▶ Problem to work on
Every line below is to be copied exactly, with the pictures left out.

>> start Information provided

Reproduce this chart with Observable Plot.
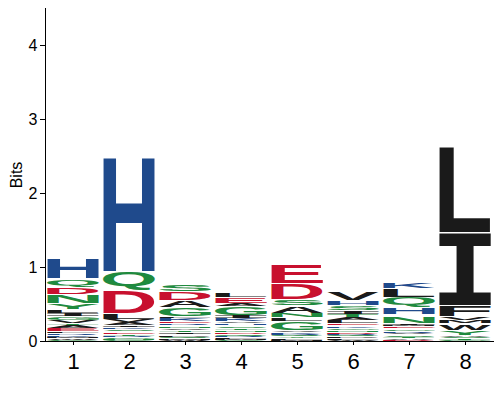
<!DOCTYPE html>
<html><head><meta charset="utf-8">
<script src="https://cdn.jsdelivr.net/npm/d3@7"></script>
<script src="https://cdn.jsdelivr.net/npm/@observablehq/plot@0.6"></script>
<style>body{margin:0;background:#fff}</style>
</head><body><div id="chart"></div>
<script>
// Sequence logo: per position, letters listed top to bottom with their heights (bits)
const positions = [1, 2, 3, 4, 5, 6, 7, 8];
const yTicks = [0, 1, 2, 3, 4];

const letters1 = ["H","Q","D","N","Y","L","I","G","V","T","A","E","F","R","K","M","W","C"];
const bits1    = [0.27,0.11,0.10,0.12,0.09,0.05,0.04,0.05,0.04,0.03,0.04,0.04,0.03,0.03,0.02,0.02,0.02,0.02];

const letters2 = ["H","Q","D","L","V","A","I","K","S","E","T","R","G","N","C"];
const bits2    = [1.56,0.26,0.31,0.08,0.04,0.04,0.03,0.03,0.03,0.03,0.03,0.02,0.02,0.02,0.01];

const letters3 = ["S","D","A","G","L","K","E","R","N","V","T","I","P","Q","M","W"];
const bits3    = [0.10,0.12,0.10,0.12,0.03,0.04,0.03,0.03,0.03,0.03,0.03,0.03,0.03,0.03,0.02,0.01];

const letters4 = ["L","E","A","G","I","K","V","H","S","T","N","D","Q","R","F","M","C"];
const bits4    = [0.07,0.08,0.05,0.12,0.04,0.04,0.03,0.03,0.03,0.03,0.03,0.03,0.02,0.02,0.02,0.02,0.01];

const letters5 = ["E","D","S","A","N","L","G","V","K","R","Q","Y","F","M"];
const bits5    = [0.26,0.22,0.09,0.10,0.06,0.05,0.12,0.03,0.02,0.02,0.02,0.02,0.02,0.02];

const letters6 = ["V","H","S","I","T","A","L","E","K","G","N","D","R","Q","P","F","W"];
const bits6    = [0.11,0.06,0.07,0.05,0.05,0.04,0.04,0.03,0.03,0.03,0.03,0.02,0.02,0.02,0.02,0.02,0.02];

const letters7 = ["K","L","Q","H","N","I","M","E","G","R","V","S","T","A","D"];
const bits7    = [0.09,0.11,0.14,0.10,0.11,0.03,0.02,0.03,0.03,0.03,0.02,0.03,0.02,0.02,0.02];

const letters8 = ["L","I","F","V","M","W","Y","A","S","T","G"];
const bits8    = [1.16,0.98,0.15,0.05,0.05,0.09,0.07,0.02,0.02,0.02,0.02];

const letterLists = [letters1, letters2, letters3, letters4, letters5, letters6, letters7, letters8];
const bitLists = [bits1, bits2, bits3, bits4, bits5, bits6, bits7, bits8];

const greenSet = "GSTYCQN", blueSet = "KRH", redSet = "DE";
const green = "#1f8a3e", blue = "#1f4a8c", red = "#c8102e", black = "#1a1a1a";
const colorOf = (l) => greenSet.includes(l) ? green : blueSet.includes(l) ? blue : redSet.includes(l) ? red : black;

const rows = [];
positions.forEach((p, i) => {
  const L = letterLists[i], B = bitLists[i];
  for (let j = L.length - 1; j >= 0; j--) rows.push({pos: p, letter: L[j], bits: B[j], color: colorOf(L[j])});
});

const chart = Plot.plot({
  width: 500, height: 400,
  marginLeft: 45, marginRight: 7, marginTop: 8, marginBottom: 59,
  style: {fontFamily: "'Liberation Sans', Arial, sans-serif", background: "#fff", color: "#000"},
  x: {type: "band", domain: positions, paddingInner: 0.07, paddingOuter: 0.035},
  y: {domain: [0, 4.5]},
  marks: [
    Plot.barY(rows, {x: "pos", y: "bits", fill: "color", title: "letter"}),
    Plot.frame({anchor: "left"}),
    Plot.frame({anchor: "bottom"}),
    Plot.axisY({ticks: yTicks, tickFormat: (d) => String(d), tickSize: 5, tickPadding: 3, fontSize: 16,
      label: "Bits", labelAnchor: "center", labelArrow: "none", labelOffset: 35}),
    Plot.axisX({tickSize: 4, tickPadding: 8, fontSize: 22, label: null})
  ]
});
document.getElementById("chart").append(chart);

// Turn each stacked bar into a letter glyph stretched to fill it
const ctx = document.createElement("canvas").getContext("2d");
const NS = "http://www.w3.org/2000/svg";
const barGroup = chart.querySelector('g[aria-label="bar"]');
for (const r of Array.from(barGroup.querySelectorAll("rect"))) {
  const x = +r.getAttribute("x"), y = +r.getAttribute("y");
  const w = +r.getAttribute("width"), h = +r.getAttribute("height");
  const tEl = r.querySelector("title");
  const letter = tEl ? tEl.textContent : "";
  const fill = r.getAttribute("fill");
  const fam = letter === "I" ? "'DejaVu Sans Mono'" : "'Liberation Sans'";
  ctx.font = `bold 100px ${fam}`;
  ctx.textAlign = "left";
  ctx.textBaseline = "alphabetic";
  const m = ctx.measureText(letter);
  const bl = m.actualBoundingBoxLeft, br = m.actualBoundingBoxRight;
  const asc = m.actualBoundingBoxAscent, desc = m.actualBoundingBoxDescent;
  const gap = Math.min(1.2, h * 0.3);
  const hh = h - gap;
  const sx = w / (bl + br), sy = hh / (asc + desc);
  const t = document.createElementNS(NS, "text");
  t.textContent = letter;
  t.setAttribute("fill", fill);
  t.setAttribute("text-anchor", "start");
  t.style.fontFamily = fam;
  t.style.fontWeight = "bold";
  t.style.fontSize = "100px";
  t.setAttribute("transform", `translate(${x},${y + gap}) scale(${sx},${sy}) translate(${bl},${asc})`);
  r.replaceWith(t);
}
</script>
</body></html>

>> end Information provided

▶ Correct answer
Reproduce this chart with Observable Plot.
<!DOCTYPE html>
<html><head><meta charset="utf-8">
<script src="https://cdn.jsdelivr.net/npm/d3@7"></script>
<script src="https://cdn.jsdelivr.net/npm/@observablehq/plot@0.6"></script>
<style>body{margin:0;background:#fff}</style>
</head><body><div id="chart"></div>
<script>
// Sequence logo: per position, letters listed top to bottom with their heights (bits)
const positions = [1, 2, 3, 4, 5, 6, 7, 8];
const yTicks = [0, 1, 2, 3, 4];

const letters1 = ["H","Q","D","N","Y","L","I","G","V","T","A","E","F","R","K","M","W","C"];
const bits1    = [0.27,0.11,0.10,0.12,0.09,0.05,0.04,0.05,0.04,0.03,0.04,0.04,0.03,0.03,0.02,0.02,0.02,0.02];

const letters2 = ["H","Q","D","L","V","A","I","K","S","E","T","R","G","N","C"];
const bits2    = [1.56,0.26,0.31,0.08,0.04,0.04,0.03,0.03,0.03,0.03,0.03,0.02,0.02,0.02,0.01];

const letters3 = ["S","D","A","G","L","K","E","R","N","V","T","I","P","Q","M","W"];
const bits3    = [0.10,0.12,0.10,0.12,0.03,0.04,0.03,0.03,0.03,0.03,0.03,0.03,0.03,0.03,0.02,0.01];

const letters4 = ["L","E","A","G","I","K","V","H","S","T","N","D","Q","R","F","M","C"];
const bits4    = [0.07,0.08,0.05,0.12,0.04,0.04,0.03,0.03,0.03,0.03,0.03,0.03,0.02,0.02,0.02,0.02,0.01];

const letters5 = ["E","D","S","A","N","L","G","V","K","R","Q","Y","F","M"];
const bits5    = [0.26,0.22,0.09,0.10,0.06,0.05,0.12,0.03,0.02,0.02,0.02,0.02,0.02,0.02];

const letters6 = ["V","H","S","I","T","A","L","E","K","G","N","D","R","Q","P","F","W"];
const bits6    = [0.11,0.06,0.07,0.05,0.05,0.04,0.04,0.03,0.03,0.03,0.03,0.02,0.02,0.02,0.02,0.02,0.02];

const letters7 = ["K","L","Q","H","N","I","M","E","G","R","V","S","T","A","D"];
const bits7    = [0.09,0.11,0.14,0.10,0.11,0.03,0.02,0.03,0.03,0.03,0.02,0.03,0.02,0.02,0.02];

const letters8 = ["L","I","F","V","M","W","Y","A","S","T","G"];
const bits8    = [1.16,0.98,0.15,0.05,0.05,0.09,0.07,0.02,0.02,0.02,0.02];

const letterLists = [letters1, letters2, letters3, letters4, letters5, letters6, letters7, letters8];
const bitLists = [bits1, bits2, bits3, bits4, bits5, bits6, bits7, bits8];

const greenSet = "GSTYCQN", blueSet = "KRH", redSet = "DE";
const green = "#1f8a3e", blue = "#1f4a8c", red = "#c8102e", black = "#1a1a1a";
const colorOf = (l) => greenSet.includes(l) ? green : blueSet.includes(l) ? blue : redSet.includes(l) ? red : black;

const rows = [];
positions.forEach((p, i) => {
  const L = letterLists[i], B = bitLists[i];
  for (let j = L.length - 1; j >= 0; j--) rows.push({pos: p, letter: L[j], bits: B[j], color: colorOf(L[j])});
});

const chart = Plot.plot({
  width: 500, height: 400,
  marginLeft: 45, marginRight: 7, marginTop: 8, marginBottom: 59,
  style: {fontFamily: "'Liberation Sans', Arial, sans-serif", background: "#fff", color: "#000"},
  x: {type: "band", domain: positions, paddingInner: 0.07, paddingOuter: 0.035},
  y: {domain: [0, 4.5]},
  marks: [
    Plot.barY(rows, {x: "pos", y: "bits", fill: "color", title: "letter"}),
    Plot.frame({anchor: "left"}),
    Plot.frame({anchor: "bottom"}),
    Plot.axisY({ticks: yTicks, tickFormat: (d) => String(d), tickSize: 5, tickPadding: 3, fontSize: 16,
      label: "Bits", labelAnchor: "center", labelArrow: "none", labelOffset: 35}),
    Plot.axisX({tickSize: 4, tickPadding: 8, fontSize: 22, label: null})
  ]
});
document.getElementById("chart").append(chart);

// Turn each stacked bar into a letter glyph stretched to fill it
const ctx = document.createElement("canvas").getContext("2d");
const NS = "http://www.w3.org/2000/svg";
const barGroup = chart.querySelector('g[aria-label="bar"]');
for (const r of Array.from(barGroup.querySelectorAll("rect"))) {
  const x = +r.getAttribute("x"), y = +r.getAttribute("y");
  const w = +r.getAttribute("width"), h = +r.getAttribute("height");
  const tEl = r.querySelector("title");
  const letter = tEl ? tEl.textContent : "";
  const fill = r.getAttribute("fill");
  const fam = letter === "I" ? "'DejaVu Sans Mono'" : "'Liberation Sans'";
  ctx.font = `bold 100px ${fam}`;
  ctx.textAlign = "left";
  ctx.textBaseline = "alphabetic";
  const m = ctx.measureText(letter);
  const bl = m.actualBoundingBoxLeft, br = m.actualBoundingBoxRight;
  const asc = m.actualBoundingBoxAscent, desc = m.actualBoundingBoxDescent;
  const gap = Math.min(1.2, h * 0.3);
  const hh = h - gap;
  const sx = w / (bl + br), sy = hh / (asc + desc);
  const t = document.createElementNS(NS, "text");
  t.textContent = letter;
  t.setAttribute("fill", fill);
  t.setAttribute("text-anchor", "start");
  t.style.fontFamily = fam;
  t.style.fontWeight = "bold";
  t.style.fontSize = "100px";
  t.setAttribute("transform", `translate(${x},${y + gap}) scale(${sx},${sy}) translate(${bl},${asc})`);
  r.replaceWith(t);
}
</script>
</body></html>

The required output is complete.